GOAL
Go through the records below line by line. Count the lines with "drawn" and give the count alone.
-- DATA FOR THE TASK start --
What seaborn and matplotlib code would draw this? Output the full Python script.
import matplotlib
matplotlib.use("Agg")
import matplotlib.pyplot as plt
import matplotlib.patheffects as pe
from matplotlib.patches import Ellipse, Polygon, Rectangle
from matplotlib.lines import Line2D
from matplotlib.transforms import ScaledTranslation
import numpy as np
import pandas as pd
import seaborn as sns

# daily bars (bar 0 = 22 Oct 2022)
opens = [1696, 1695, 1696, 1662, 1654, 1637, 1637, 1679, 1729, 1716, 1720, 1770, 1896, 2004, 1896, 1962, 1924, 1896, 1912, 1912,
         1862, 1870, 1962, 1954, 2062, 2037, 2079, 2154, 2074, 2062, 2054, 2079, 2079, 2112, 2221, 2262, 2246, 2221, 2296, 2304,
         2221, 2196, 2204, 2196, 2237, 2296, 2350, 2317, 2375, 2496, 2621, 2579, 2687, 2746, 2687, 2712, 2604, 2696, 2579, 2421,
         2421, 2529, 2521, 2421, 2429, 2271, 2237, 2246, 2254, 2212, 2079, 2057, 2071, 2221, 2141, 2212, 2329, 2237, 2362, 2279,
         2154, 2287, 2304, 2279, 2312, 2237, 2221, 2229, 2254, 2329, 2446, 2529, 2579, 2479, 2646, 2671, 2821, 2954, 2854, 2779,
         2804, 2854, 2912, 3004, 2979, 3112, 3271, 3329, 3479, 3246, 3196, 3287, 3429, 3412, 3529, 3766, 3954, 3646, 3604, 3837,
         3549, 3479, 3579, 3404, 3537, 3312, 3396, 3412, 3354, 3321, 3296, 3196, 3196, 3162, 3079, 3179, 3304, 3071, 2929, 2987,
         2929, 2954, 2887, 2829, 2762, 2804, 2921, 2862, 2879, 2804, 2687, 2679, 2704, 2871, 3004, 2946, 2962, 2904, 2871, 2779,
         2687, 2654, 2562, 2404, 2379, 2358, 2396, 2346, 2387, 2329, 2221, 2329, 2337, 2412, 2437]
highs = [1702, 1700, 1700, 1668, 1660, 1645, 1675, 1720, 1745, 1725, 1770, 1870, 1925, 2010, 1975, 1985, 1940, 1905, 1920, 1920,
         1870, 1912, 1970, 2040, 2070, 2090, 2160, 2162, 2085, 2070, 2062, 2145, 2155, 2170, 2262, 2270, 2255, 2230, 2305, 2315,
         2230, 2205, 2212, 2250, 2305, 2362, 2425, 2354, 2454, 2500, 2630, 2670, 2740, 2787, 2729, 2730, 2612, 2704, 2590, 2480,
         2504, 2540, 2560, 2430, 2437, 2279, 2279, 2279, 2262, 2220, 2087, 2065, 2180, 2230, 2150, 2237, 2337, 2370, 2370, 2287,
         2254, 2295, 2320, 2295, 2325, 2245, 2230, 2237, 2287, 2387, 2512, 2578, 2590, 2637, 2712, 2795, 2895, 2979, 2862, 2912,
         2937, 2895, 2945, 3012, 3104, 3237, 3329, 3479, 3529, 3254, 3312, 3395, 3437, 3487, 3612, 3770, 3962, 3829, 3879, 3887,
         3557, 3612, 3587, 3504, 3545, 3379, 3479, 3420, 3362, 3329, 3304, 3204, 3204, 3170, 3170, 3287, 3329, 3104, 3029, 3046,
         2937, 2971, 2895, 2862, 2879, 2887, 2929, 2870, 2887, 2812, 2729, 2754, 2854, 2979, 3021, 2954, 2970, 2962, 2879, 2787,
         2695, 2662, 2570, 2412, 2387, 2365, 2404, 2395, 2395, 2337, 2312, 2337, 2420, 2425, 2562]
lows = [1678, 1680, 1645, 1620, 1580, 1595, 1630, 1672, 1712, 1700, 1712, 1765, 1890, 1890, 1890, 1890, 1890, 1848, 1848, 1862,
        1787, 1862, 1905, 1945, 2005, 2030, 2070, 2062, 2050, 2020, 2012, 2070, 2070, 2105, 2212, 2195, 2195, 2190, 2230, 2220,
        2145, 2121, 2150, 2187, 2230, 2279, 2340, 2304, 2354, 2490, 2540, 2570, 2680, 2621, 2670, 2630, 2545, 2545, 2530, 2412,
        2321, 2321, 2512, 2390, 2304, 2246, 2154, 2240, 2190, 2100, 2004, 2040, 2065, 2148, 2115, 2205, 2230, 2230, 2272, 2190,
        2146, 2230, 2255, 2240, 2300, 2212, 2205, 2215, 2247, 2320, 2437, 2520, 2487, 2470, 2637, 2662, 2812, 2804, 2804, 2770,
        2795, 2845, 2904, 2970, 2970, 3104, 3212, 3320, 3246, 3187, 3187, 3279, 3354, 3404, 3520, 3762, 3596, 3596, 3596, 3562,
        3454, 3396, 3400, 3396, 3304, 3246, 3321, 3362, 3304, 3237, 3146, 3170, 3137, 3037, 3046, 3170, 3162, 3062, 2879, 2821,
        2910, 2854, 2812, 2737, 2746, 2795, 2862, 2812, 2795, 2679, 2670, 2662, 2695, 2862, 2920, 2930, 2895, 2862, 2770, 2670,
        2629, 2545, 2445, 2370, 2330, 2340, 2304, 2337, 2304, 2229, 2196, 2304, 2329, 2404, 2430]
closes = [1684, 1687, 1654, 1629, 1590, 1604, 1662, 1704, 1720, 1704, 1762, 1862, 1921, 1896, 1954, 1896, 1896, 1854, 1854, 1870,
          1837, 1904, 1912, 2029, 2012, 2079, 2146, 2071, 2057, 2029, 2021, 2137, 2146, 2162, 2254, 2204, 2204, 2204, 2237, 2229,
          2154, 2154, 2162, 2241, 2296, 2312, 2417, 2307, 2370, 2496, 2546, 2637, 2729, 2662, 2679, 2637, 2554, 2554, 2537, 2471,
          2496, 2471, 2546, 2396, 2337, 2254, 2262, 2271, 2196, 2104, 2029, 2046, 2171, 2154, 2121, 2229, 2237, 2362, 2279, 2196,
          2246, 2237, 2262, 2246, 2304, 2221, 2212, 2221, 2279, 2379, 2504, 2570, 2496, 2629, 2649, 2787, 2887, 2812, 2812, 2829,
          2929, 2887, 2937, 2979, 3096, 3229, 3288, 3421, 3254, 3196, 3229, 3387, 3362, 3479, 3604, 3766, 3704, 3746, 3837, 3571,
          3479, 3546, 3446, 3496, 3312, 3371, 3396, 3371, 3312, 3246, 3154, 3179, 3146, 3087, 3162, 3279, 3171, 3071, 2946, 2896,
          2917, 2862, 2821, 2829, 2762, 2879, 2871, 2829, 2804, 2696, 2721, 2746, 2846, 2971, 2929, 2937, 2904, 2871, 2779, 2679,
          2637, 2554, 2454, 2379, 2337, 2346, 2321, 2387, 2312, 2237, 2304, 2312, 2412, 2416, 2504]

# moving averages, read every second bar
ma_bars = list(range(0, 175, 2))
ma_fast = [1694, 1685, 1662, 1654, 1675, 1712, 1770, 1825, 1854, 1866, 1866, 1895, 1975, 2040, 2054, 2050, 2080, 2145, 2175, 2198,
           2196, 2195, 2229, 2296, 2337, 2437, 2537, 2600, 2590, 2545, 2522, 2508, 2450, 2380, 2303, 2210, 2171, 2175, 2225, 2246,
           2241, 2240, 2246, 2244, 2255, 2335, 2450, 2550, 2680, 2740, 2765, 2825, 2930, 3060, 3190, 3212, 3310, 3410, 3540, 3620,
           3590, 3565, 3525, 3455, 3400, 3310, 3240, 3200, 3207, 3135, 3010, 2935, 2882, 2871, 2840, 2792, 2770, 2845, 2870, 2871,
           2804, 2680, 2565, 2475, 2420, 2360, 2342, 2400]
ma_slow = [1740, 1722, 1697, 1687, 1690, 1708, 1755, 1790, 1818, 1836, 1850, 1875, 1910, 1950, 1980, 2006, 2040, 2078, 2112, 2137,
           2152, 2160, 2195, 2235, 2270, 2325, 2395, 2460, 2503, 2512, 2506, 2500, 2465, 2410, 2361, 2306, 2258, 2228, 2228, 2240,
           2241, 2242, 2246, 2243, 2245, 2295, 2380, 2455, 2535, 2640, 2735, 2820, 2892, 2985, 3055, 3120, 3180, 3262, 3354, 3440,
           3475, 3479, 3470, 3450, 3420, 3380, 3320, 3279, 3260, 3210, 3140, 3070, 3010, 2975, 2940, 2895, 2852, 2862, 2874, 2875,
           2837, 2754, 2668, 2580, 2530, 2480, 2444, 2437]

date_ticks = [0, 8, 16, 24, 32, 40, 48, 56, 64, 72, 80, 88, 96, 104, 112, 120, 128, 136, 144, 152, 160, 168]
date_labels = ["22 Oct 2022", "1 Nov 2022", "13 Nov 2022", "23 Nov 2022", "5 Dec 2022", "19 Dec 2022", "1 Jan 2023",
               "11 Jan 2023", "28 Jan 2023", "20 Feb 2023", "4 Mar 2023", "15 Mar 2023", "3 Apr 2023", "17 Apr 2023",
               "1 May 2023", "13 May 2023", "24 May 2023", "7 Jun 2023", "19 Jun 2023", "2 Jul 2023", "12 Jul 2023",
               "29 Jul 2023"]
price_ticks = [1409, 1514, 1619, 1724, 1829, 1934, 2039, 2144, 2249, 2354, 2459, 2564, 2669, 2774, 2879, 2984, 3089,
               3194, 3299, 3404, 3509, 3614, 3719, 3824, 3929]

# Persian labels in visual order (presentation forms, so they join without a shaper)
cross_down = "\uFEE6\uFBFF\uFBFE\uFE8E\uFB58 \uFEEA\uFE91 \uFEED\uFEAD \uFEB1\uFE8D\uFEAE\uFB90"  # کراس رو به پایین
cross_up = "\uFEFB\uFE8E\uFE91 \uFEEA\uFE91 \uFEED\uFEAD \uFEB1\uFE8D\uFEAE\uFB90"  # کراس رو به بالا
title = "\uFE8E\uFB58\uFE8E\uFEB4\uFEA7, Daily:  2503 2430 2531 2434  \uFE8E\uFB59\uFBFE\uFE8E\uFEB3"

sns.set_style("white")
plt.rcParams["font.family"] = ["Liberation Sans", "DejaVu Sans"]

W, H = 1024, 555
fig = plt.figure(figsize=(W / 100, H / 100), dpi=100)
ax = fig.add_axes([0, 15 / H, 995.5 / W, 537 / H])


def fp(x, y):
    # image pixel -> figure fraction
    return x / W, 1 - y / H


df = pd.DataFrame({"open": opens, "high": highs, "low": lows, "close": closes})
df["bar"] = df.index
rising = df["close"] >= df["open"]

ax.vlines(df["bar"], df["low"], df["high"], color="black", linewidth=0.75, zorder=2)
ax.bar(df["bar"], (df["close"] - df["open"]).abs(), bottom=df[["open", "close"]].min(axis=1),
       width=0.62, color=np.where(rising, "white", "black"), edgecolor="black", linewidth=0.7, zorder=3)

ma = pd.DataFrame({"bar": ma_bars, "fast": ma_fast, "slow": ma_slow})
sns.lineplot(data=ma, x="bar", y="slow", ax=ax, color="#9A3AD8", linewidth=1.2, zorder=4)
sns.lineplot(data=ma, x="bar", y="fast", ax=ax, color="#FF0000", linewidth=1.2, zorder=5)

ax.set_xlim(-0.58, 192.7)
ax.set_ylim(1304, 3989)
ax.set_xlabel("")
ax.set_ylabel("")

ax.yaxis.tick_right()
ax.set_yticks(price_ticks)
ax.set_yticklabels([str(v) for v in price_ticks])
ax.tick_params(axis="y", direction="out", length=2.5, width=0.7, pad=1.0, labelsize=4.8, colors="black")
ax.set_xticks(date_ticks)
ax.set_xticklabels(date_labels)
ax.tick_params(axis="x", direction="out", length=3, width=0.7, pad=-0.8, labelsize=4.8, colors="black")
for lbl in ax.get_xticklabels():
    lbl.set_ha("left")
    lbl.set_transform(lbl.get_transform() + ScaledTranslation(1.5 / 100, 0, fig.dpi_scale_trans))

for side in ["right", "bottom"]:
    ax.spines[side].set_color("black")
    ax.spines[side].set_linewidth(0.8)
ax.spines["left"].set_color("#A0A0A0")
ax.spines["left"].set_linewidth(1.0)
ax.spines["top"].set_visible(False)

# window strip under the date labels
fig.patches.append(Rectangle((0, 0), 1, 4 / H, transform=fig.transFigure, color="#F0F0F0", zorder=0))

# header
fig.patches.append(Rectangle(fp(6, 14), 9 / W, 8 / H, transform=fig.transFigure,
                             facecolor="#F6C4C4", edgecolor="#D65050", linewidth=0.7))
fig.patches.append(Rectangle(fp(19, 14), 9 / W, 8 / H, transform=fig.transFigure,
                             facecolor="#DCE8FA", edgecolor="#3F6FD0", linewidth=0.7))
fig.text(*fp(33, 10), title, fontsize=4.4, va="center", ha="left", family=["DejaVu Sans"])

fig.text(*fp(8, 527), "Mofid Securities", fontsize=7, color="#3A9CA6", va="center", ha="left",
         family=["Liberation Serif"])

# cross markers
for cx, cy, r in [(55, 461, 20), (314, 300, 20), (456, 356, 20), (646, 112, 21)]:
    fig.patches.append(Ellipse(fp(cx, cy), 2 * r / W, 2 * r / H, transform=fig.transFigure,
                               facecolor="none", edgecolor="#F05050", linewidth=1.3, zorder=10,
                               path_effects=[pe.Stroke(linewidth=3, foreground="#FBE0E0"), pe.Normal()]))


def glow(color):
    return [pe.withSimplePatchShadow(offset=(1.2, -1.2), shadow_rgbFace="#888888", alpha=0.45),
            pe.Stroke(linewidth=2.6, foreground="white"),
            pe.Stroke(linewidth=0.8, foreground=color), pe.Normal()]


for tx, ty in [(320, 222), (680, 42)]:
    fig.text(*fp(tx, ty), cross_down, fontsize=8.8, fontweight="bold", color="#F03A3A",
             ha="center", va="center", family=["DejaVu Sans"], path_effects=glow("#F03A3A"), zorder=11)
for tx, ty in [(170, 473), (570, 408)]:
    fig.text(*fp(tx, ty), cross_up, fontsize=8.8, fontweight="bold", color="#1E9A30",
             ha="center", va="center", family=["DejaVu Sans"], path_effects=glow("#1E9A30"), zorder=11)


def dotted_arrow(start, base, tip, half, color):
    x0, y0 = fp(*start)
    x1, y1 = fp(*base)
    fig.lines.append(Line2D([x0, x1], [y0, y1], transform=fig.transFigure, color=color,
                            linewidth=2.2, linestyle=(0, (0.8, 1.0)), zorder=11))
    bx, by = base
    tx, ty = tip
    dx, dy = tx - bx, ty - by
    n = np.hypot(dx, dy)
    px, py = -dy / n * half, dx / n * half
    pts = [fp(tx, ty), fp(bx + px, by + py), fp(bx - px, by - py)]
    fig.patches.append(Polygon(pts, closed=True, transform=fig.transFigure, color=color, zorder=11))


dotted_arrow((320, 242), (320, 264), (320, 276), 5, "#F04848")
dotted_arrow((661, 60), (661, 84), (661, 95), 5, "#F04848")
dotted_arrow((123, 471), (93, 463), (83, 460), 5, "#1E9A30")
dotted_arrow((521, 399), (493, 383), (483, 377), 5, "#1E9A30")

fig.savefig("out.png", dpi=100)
-- DATA FOR THE TASK end --
-- DATA FOR THE TASK start --
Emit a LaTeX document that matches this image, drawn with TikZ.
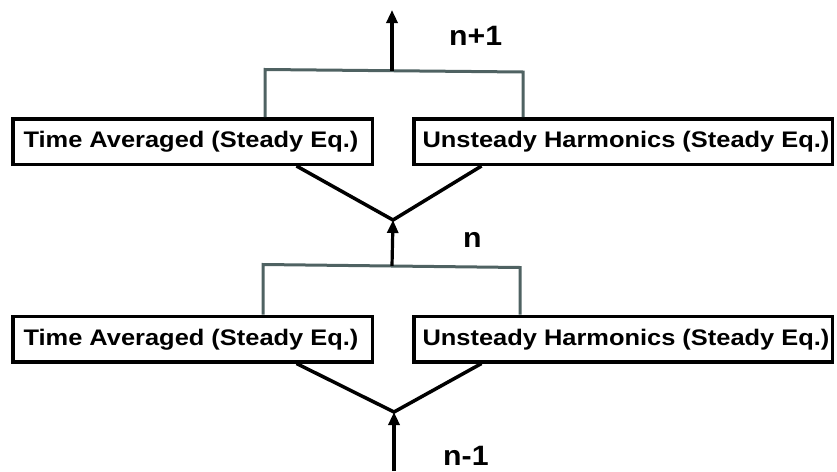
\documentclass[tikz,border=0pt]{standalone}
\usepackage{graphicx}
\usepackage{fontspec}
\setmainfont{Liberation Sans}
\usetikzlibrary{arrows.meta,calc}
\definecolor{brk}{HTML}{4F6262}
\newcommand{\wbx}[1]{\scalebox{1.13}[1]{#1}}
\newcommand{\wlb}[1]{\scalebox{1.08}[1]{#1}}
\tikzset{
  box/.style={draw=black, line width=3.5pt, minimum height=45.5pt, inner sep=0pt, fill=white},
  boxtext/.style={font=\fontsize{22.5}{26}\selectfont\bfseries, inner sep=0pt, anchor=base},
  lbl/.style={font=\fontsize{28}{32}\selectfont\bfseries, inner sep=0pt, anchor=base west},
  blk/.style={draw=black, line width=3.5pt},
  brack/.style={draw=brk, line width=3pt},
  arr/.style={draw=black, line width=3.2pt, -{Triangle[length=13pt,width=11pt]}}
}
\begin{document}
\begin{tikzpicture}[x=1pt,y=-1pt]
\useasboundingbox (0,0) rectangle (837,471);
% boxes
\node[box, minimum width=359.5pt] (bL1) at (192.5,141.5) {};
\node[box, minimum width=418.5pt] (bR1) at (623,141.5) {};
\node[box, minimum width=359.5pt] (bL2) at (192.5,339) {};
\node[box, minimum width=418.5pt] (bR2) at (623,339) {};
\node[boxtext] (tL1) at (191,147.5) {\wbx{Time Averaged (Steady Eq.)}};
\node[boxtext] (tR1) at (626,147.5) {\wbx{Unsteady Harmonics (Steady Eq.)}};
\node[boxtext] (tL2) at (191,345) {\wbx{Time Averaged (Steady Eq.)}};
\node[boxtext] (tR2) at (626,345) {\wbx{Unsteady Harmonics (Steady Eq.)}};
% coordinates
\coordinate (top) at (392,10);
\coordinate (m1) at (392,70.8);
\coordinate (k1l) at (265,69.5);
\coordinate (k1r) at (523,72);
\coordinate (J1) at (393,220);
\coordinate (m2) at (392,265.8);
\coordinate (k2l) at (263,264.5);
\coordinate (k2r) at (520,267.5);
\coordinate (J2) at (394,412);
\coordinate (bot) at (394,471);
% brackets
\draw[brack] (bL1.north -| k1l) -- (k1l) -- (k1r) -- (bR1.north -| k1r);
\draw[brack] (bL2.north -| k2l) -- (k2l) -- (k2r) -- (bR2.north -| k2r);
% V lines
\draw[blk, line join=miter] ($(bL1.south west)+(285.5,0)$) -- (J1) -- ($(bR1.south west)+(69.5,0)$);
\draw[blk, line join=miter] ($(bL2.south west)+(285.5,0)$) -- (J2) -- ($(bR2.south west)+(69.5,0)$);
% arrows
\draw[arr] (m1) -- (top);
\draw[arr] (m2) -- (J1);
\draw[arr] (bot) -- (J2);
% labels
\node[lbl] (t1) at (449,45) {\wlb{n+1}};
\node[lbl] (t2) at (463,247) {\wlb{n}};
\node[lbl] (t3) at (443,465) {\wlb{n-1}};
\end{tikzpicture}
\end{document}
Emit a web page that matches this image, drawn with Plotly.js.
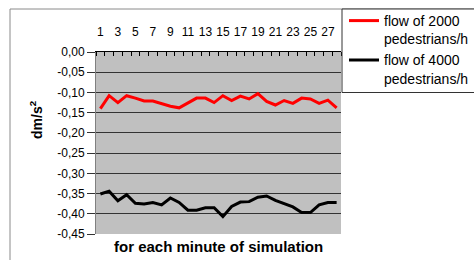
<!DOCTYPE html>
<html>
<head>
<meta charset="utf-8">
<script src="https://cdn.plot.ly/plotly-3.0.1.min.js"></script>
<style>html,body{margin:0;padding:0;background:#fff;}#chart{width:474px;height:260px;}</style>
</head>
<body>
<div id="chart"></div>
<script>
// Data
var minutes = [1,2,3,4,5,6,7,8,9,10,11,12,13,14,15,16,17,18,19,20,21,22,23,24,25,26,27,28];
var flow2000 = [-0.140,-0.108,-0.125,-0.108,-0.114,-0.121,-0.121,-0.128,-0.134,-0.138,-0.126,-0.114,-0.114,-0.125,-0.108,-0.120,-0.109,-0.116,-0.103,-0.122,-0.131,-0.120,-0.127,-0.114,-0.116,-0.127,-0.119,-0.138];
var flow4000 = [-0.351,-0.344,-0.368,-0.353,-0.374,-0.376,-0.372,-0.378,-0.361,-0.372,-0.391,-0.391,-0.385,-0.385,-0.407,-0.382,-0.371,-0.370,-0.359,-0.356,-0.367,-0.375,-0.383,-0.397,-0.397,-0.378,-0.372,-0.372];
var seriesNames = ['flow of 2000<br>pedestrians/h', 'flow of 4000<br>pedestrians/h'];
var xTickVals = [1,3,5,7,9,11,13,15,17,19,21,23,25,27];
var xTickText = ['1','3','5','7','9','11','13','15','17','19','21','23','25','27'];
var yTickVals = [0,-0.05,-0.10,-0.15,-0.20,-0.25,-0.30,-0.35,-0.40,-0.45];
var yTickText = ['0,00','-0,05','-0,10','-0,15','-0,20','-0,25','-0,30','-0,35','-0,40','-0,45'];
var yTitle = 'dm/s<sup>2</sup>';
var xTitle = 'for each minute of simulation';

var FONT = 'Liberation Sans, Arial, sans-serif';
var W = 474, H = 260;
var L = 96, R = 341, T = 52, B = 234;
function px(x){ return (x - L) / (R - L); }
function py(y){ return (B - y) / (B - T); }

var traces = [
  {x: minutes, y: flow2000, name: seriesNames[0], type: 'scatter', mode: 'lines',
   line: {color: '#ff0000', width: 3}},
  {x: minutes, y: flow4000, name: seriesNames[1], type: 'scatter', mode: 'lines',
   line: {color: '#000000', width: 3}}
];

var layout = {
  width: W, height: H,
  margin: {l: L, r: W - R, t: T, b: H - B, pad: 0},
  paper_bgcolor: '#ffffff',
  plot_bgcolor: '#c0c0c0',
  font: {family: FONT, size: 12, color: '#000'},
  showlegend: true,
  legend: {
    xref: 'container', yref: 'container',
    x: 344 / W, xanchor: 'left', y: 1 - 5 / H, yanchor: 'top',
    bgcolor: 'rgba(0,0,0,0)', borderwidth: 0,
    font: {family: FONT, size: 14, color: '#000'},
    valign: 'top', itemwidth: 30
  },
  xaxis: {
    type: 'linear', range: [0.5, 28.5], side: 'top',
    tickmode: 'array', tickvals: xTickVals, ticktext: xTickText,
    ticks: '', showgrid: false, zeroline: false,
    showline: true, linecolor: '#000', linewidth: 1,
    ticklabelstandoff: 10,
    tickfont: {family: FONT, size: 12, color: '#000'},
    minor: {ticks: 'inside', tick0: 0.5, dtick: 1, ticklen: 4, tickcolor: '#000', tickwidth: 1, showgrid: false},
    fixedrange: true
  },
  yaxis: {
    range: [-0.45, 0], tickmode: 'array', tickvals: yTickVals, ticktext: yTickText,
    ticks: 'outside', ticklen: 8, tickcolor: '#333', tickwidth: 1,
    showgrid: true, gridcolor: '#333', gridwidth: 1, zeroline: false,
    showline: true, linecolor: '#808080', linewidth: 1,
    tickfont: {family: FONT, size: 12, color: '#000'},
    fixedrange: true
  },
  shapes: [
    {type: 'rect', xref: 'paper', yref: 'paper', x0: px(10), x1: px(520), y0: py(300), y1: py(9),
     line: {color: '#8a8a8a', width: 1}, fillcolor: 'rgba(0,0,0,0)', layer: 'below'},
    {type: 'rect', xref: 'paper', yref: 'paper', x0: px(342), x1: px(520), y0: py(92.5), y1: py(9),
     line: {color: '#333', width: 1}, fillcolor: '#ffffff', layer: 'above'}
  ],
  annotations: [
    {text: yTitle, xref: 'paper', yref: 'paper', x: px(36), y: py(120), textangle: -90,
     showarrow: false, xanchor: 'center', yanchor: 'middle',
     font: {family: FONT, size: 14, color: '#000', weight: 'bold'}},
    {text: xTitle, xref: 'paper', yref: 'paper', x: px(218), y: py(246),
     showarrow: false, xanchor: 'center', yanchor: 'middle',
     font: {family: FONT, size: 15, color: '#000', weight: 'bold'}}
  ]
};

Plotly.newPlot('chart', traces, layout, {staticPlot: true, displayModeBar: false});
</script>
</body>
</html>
-- DATA FOR THE TASK end --
WRITTEN ANSWER
2